November 26, 2004
WHO: Bird Flu Could Cause Next Pandemic
BANGKOK, Thailand -- After almost a year of trying to bring Asia's bird flu under control, World Health Organization experts are now warning the disease is the most likely candidate to cause the world's next pandemic, with the possibility of as many as 7 million deaths.
"I believe we are closer now to a pandemic than at any time in recent years," Shigeru Omi, Western Pacific regional director of WHO, said Friday at a regional meeting about the disease."The current outbreak (of avian influenza) in poultry is historically unprecedented in terms of geographical spread and impact," he said. "This virus appears to be not only very resilient, but also extremely versatile."
WHO's global influenza expert, Klaus Stohr, said Thursday that the H5N1 bird flu virus - which has killed 32 people in Thailand and Vietnam and millions of chickens across Asia this year - "is certainly the most likely one that will cause the next pandemic."
Influenza pandemics historically occur every 20 to 30 years when the genetic makeup of a flu strain changes so dramatically that people have little or no immunity built up from previous flu bouts.
"On this basis, the next one is overdue," Omi said.
Health officials fear bird flu could combine with a human flu virus, creating a new form that could spread rapidly throughout the world.
Health ministers from 13 Asian countries pledged at the meeting to intensify their cooperation in an attempt to ward off the possible pandemic and to prepare contingency plans to deal with it.
Omi told the meeting that the region must reduce bird flu's threat to humans by changing farming practices. "This means a thorough overhaul of animal husbandry practices, and the way animals are raised for food in the region. I believe that anything less than that will only result in further threats to public health," he explained.
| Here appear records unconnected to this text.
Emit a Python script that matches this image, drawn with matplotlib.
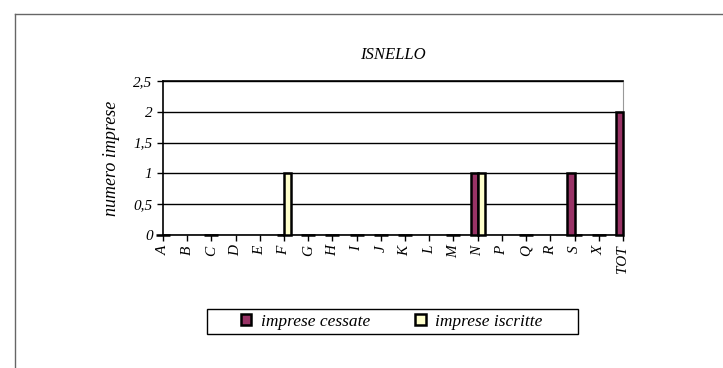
import numpy as np
import matplotlib
matplotlib.use('Agg')
import matplotlib.pyplot as plt
from matplotlib.lines import Line2D
from matplotlib.patches import Rectangle

plt.rcParams['font.family'] = ['Liberation Serif', 'DejaVu Serif']
plt.rcParams['font.style'] = 'italic'

categorie = ['A', 'B', 'C', 'D', 'E', 'F', 'G', 'H', 'I', 'J', 'K', 'L', 'M',
             'N', 'P', 'Q', 'R', 'S', 'X', 'TOT']
nan = np.nan
cessate = [0, nan, 0, nan, nan, 0, 0, 0, 0, 0, 0, nan, 0, 1, nan, 0, nan, 1, 0, 2]
iscritte = [0, nan, 0, nan, nan, 1, 0, 0, 0, 0, 0, nan, 0, 1, nan, 0, nan, 0, 0, nan]
y_ticks = [0, 0.5, 1, 1.5, 2, 2.5]
y_labels = ['0', '0,5', '1', '1,5', '2', '2,5']

fig = plt.figure(figsize=(7.23, 3.68), dpi=100)
ax = fig.add_axes([0.2254, 0.3614, 0.6362, 0.4185])

x = np.arange(len(categorie))
w = 0.29
ax.set_axisbelow(True)
ax.yaxis.grid(True, color='black', linewidth=1.0)
ax.bar(x - w / 2, cessate, w, color='#993366', edgecolor='black', linewidth=1.8,
       label='imprese cessate', zorder=3, clip_on=False)
ax.bar(x + w / 2, iscritte, w, color='#FFFFCC', edgecolor='black', linewidth=1.8,
       label='imprese iscritte', zorder=3, clip_on=False)

ax.set_xlim(0, len(categorie) - 1)
ax.set_ylim(0, 2.5)
ax.set_xticks(x)
ax.set_xticklabels(categorie, rotation=90, fontsize=11)
ax.set_yticks(y_ticks)
ax.set_yticklabels(y_labels, fontsize=11)
ax.tick_params(axis='both', direction='out', length=4, width=1, color='black')
for side in ['left', 'bottom', 'top']:
    ax.spines[side].set_linewidth(1.2)
ax.spines['right'].set_color('#999999')
ax.set_ylabel('numero imprese', fontsize=13, labelpad=10)
ax.set_title('ISNELLO', fontsize=12, pad=16)

fig.legend(loc='center', bbox_to_anchor=(0.542, 1 - 321.5 / 368), ncol=2, fontsize=12.5,
           frameon=False, handlelength=0.6, handleheight=0.6, handletextpad=0.55,
           columnspacing=2.6)
fig.add_artist(Rectangle((207 / 723, 1 - 334 / 368), 371 / 723, 25 / 368,
                         transform=fig.transFigure, fill=False,
                         edgecolor='black', lw=1))

# outer frame (left and top)
fig.add_artist(Line2D([15 / 723, 15 / 723], [0, 1 - 14 / 368], color='#666666', lw=1))
fig.add_artist(Line2D([15 / 723, 1], [1 - 14 / 368, 1 - 14 / 368], color='#666666', lw=1))

fig.savefig('out.png', dpi=100)
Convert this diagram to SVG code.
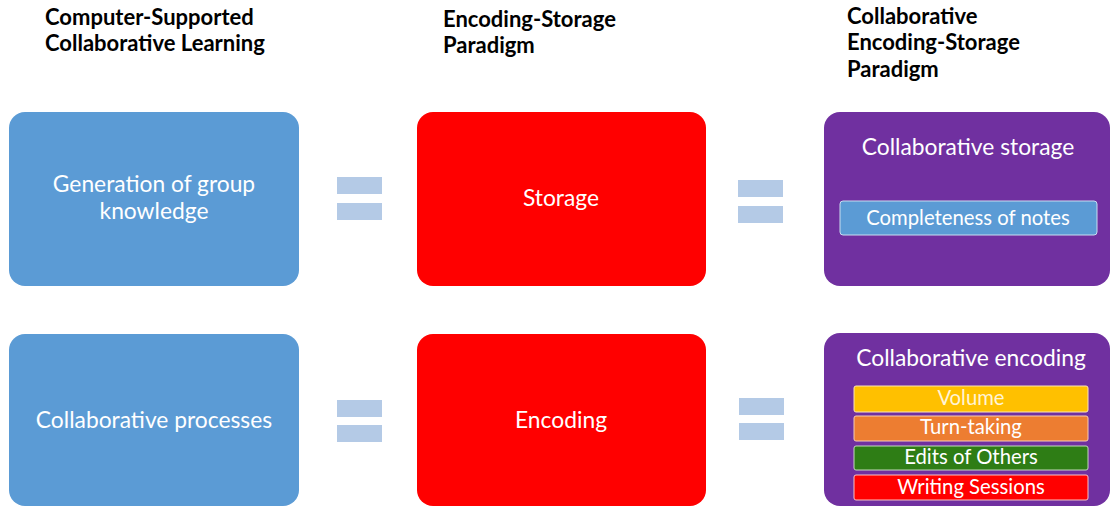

Hong Kong Health Secretary York Y.N. Chow said his government has set up very strict security in chicken farms to segregate humans and chickens, and tried to minimize contact between wild birds and chickens.
Chow said Hong Kong has also prevented contamination by setting up "rest days" in wholesale markets, meaning that a new batch of chickens is delivered every four days after a previous batch is all slaughtered.
Chickens, ducks and other animals are often allowed to roam freely on small Southeast Asian farms, and often come into close contact with wild animals and with family members.
Some animal health experts have been promoting so-called "closed-system farming," in which poultry are raised in a sealed environment where they face minimal exposure to outside infections. But the system is likely to be prohibitively expensive for many poor farmers.
The WHO says a pandemic could cause an estimated 2 million to 7 million deaths and make billions of people ill.